* **Instruction**:
Locate the lines where "draw" occurs and copy them as they stand.

* **Data shown**:

*****

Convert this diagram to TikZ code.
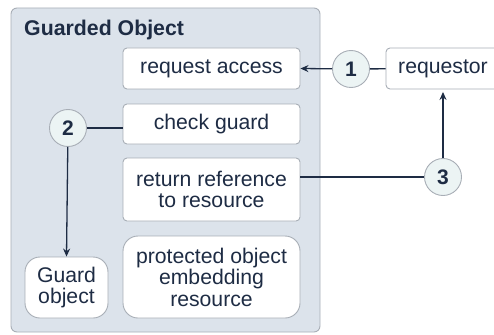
\documentclass[tikz,border=0pt]{standalone}
\usepackage{fontspec}
\setmainfont{Liberation Sans}
\usetikzlibrary{arrows.meta}
\definecolor{txt}{RGB}{30,44,68}
\definecolor{outerfill}{RGB}{220,227,235}
\definecolor{bordc}{RGB}{168,174,182}
\definecolor{circfill}{RGB}{236,244,244}
\tikzset{
  box/.style={draw=bordc, line width=0.9pt, fill=white, rounded corners=4pt, align=center, text=txt, inner sep=0pt, font=\fontsize{21.2}{21.5}\selectfont},
  roundbox/.style={box, rounded corners=15pt},
  num/.style={circle, draw=bordc, line width=0.9pt, fill=circfill, minimum size=37pt, inner sep=0pt, text=txt, font=\fontsize{21}{21.5}\selectfont\bfseries},
  conn/.style={draw=txt, line width=1.3pt},
  arr/.style={conn, -{Stealth[length=8pt,width=7pt]}},
}
\begin{document}
\begin{tikzpicture}[x=1pt,y=1pt]
\useasboundingbox (0,0) rectangle (494,-334);
\clip (0,0) rectangle (494,-334);
\node[draw=bordc, line width=0.9pt, fill=outerfill, rounded corners=6pt, minimum width=309pt, minimum height=324pt, inner sep=0pt] (outer) at (165.5,-170) {};
\node[anchor=base west, inner sep=0pt, text=txt, font=\fontsize{21.3}{22}\selectfont\bfseries] (title) at (24,-36) {Guarded Object};
\node[box, minimum width=177pt, minimum height=41pt] (req) at (211.5,-68.5) {request access};
\node[box, minimum width=177pt, minimum height=40pt] (check) at (211.5,-124) {check guard};
\node[box, minimum width=177pt, minimum height=63pt] (ret) at (211.5,-189.5) {return reference\\to resource};
\node[roundbox, minimum width=177pt, minimum height=82pt] (prot) at (211.5,-277) {protected object\\embedding\\resource};
\node[roundbox, minimum width=83pt, minimum height=61pt] (guard) at (66.5,-287.5) {Guard\\object};
\node[box, minimum width=114pt, minimum height=41pt] (reqr) at (443,-68.5) {requestor};
\node[num] (c1) at (351,-69) {1};
\node[num] (c2) at (68,-128) {2};
\node[num] (c3) at (443,-177) {3};
\draw[conn] (c1) -- (reqr);
\draw[arr] (c1) -- (req.east);
\draw[conn] (c2.east) -- (c2.east -| check.west);
\draw[arr] (c2) -- (guard.north);
\draw[conn] (c3.west -| ret.east) -- (c3.west);
\draw[arr, shorten >=2.5pt] (c3) -- (c3 |- reqr.south);
\end{tikzpicture}
\end{document}
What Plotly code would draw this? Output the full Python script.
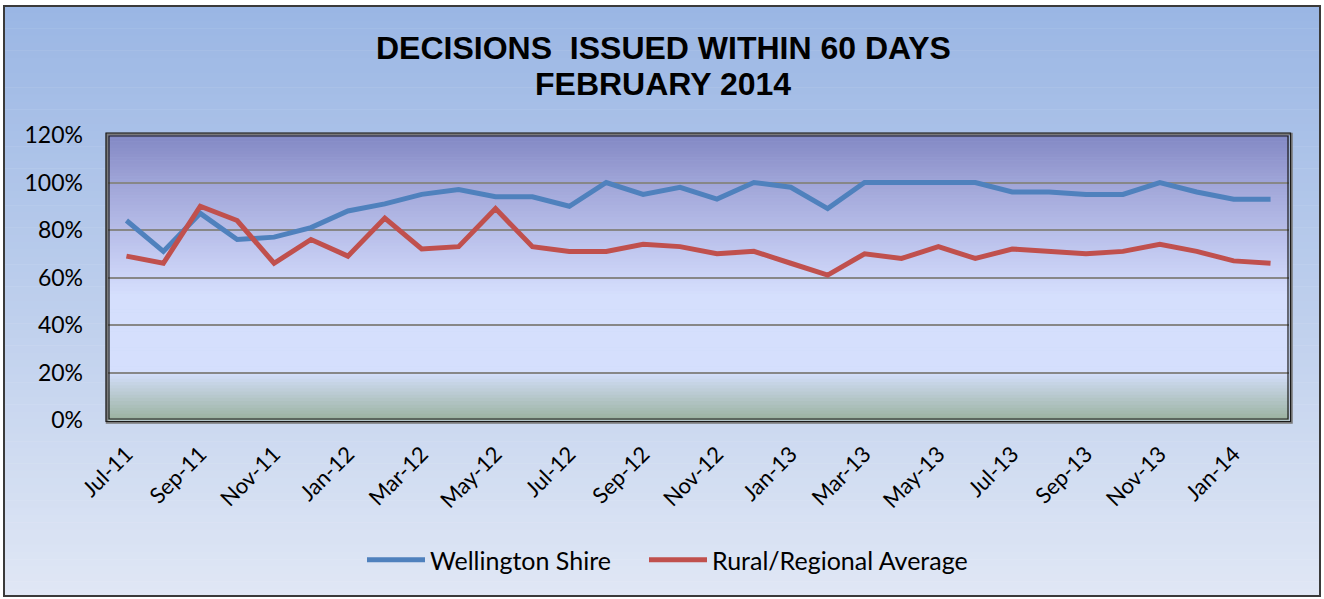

*****

* **Reply to the exercise**:
  box/.style={draw=bordc, line width=0.9pt, fill=white, rounded corners=4pt, align=center, text=txt, inner sep=0pt, font=\fontsize{21.2}{21.5}\selectfont},
  num/.style={circle, draw=bordc, line width=0.9pt, fill=circfill, minimum size=37pt, inner sep=0pt, text=txt, font=\fontsize{21}{21.5}\selectfont\bfseries},
  conn/.style={draw=txt, line width=1.3pt},
\node[draw=bordc, line width=0.9pt, fill=outerfill, rounded corners=6pt, minimum width=309pt, minimum height=324pt, inner sep=0pt] (outer) at (165.5,-170) {};
\draw[conn] (c1) -- (reqr);
\draw[arr] (c1) -- (req.east);
\draw[conn] (c2.east) -- (c2.east -| check.west);
\draw[arr] (c2) -- (guard.north);
\draw[conn] (c3.west -| ret.east) -- (c3.west);
\draw[arr, shorten >=2.5pt] (c3) -- (c3 |- reqr.south);
What Plotly code would draw this? Output the full Python script.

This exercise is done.